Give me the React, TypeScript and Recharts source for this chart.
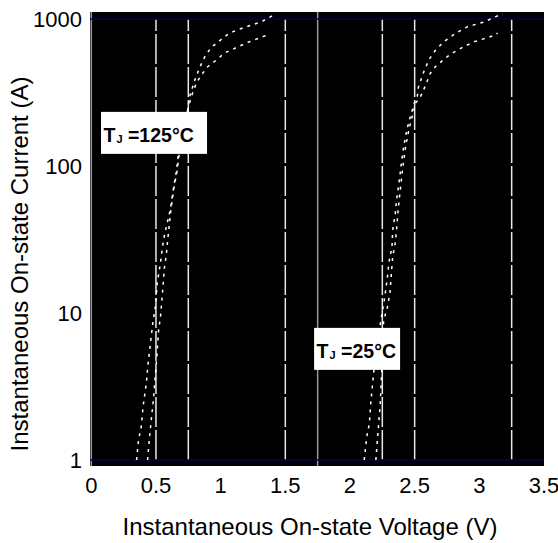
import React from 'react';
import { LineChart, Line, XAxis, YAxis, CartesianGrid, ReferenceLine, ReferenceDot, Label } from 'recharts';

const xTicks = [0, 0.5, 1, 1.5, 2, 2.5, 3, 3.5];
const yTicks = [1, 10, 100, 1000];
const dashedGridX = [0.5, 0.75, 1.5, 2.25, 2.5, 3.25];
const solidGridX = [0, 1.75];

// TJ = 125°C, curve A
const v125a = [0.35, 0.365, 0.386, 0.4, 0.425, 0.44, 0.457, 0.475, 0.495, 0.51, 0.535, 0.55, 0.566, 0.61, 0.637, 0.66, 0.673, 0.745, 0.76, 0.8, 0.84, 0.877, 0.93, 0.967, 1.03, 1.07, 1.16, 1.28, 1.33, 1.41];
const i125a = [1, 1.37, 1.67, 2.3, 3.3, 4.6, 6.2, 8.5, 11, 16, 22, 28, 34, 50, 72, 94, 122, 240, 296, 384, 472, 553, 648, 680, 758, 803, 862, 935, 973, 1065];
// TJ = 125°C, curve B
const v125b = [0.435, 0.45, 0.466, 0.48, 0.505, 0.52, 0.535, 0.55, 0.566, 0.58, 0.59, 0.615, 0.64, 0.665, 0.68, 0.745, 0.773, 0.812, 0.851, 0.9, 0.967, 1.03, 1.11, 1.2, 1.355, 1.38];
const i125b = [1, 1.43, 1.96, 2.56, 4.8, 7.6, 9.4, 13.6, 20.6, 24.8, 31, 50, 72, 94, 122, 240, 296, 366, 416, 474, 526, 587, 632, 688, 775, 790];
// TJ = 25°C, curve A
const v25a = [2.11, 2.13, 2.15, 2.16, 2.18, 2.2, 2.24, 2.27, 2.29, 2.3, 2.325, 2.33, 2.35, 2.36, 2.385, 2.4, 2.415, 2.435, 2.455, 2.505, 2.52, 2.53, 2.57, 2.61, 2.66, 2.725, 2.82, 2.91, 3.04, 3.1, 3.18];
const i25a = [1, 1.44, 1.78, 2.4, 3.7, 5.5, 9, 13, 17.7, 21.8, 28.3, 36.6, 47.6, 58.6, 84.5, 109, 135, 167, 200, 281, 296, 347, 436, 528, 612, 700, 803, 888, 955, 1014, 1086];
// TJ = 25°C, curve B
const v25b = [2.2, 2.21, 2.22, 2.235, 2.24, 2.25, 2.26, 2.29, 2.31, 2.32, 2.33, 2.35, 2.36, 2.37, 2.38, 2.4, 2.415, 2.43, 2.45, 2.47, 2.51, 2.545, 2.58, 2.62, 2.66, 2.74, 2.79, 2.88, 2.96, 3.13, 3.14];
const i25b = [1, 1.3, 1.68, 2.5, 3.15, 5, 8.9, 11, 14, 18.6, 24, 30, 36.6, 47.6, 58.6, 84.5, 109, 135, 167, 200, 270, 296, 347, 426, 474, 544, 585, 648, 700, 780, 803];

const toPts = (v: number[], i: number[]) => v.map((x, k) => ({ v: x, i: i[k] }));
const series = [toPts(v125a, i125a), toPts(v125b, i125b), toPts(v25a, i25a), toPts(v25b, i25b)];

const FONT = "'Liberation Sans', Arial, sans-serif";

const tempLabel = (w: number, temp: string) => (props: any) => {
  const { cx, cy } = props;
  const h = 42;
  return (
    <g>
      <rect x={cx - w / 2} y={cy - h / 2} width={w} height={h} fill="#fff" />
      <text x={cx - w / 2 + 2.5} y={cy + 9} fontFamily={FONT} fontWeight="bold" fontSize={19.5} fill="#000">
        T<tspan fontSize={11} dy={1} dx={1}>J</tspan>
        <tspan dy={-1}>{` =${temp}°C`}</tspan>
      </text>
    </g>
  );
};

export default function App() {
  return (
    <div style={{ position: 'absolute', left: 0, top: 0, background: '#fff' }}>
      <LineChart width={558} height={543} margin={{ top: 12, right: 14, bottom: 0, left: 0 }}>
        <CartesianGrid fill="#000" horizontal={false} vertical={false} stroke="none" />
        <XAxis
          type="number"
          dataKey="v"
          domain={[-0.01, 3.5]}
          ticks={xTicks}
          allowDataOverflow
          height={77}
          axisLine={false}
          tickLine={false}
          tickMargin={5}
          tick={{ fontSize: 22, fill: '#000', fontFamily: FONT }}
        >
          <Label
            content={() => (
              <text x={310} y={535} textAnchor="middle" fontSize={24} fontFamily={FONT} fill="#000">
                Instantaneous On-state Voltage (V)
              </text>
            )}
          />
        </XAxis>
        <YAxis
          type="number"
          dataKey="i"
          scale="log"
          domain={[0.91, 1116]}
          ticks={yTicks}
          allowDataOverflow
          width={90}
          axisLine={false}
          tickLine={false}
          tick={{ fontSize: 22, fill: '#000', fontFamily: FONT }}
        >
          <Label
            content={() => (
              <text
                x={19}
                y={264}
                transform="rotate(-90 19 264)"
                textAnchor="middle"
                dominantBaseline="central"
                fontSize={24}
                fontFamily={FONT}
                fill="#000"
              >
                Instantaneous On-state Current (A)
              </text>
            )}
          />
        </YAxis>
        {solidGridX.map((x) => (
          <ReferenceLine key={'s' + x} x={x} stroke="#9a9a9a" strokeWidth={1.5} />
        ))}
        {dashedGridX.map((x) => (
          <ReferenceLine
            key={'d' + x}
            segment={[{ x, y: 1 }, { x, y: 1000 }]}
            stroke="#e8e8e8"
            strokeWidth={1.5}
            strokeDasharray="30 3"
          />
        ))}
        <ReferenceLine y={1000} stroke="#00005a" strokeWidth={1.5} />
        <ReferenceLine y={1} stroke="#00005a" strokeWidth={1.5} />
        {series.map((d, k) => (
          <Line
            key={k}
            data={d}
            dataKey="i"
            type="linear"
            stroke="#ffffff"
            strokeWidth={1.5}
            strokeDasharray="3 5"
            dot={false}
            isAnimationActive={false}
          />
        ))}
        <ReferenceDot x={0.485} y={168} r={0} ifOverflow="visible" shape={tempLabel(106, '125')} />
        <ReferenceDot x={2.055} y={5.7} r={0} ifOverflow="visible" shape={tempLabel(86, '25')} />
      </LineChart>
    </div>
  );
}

══════

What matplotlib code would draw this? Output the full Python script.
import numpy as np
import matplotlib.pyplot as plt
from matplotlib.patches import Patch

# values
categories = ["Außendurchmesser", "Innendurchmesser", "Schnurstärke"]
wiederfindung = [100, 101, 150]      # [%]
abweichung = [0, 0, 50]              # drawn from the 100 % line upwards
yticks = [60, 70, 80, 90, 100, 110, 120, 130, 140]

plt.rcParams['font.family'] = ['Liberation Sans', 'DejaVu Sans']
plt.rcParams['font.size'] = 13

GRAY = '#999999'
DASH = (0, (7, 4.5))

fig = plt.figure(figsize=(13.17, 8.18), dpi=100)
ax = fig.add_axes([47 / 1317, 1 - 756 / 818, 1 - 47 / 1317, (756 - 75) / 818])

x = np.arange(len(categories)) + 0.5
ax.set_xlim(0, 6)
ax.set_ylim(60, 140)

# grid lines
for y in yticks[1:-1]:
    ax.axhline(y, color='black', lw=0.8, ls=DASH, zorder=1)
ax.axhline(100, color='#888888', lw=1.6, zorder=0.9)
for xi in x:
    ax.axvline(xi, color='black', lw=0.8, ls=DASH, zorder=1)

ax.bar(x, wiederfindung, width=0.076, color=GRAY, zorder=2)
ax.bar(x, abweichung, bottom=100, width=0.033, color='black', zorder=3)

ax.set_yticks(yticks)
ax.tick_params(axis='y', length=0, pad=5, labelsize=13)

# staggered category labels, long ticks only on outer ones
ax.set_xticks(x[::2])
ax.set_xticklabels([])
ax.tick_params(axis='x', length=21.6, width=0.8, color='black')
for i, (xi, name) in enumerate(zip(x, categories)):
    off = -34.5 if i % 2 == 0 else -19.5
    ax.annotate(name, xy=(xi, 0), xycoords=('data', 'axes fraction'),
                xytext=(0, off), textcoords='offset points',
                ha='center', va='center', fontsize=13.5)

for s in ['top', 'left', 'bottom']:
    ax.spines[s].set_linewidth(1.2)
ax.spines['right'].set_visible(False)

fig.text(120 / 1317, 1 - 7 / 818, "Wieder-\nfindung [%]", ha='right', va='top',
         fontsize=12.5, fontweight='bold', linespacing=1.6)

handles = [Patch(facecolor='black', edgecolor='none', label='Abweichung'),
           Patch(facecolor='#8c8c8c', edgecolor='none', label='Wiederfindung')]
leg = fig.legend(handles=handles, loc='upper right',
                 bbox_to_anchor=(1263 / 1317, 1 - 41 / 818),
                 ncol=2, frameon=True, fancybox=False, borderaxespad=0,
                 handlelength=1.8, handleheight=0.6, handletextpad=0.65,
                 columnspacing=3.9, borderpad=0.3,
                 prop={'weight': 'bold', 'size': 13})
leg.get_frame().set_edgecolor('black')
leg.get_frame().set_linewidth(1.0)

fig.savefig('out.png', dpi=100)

══════

§ **Task goal**:
Pull out all lines containing the word "matplotlib" from the entries above.

§ **Output for this exercise**:
What matplotlib code would draw this? Output the full Python script.
import matplotlib.pyplot as plt
from matplotlib.patches import Patch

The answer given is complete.